Since the time range of available data for each buoy varies greatly, it seems grossly wasteful of space to have a common Time dimension for all buoys. Doing so would probably force me over the 2GB file size, which is generally trouble. So I am thinking about either: * A time dimension for each buoy (e.g., time14978 for buoy 14978) and a several variables which use that dimension to store the data for that buoy (e.g., windSpeed14978, windDirection14978, etc.). This setup would be replicated for each buoy. * Or, a Group for each buoy, again with a time dimension and several variables in each group to store the data for each buoy. (If this is a new .nc feature, does OPeNDAP deal with this yet?) * Or, an ArrayObject.1D of variables, each element of which is an ArrayObject.1D of the variables for a given buoy. (I'm not sure if this can be done.) * Or, an ArrayObject.2D of variables, with buoys as one dimension and the various variables (e.g., WindSpeed, WindDirection) on the other dimension. (I'm not sure if this can be done.)

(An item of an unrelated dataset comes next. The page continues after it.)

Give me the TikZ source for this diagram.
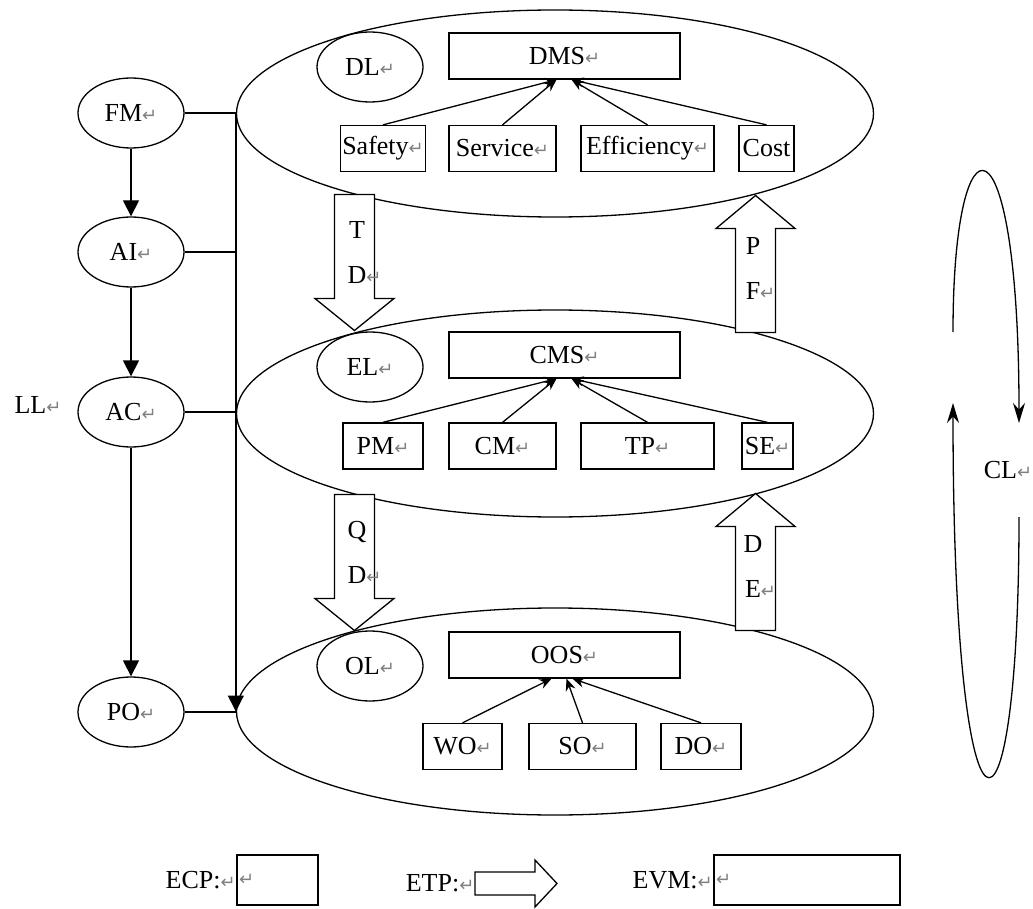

Our current thinking on how to write netcdf files for "observation data" is 
written up at:

 
http://www.unidata.ucar.edu/software/netcdf-java/formats/UnidataObsConvention.html

in particular, appending records using backwards-linked lists seems like a good 
solution, and its what we are currently doing with the realtime metar data on 
motherlode.



I plan to solve the updating problem by leaving rows of missing values at the end of the data for each active buoy. As new data comes in, I will replace the missing values with actual data. Then, I only have to rewrite the file (to add more rows of missing values) once in a while, not every time.

the above approach, if it works for you, probably obviates this.


Which approach sounds best? Is there another approach? Do you have any advice?

Are sequences the wrong way to go? Of course, that could change if one could efficiently access specific ranges from variables in a Sequence/Structure. But it my understanding that that is not currently possible.

The DAP 2 spec currently does not allow this. But the whole point of sequences 
is to allow you to subset using a query (i think its called a selection), and 
then only return the data needed, so you dont need index subsetting.


Although I gave this specific example, we store a lot of sequence-like data where I work. Whatever .nc file structure is appropriate for the buoys will likely be appropriate for much of this other data. So I want to get it right.

Right now, Id say that it depends on what server you are using. Sequences are 
elegant, but they are a different animal from indexed access that is the bread 
and butter of netcdf files.

The critical things to answer first:
 1. How many records will you serve? What about in the future?
 2. What queries do you need to support?
 3. What response time is acceptable ?
 4. What clients do you want to support? Just your own, or more general?
 5. What server do you want to use? Does it matter?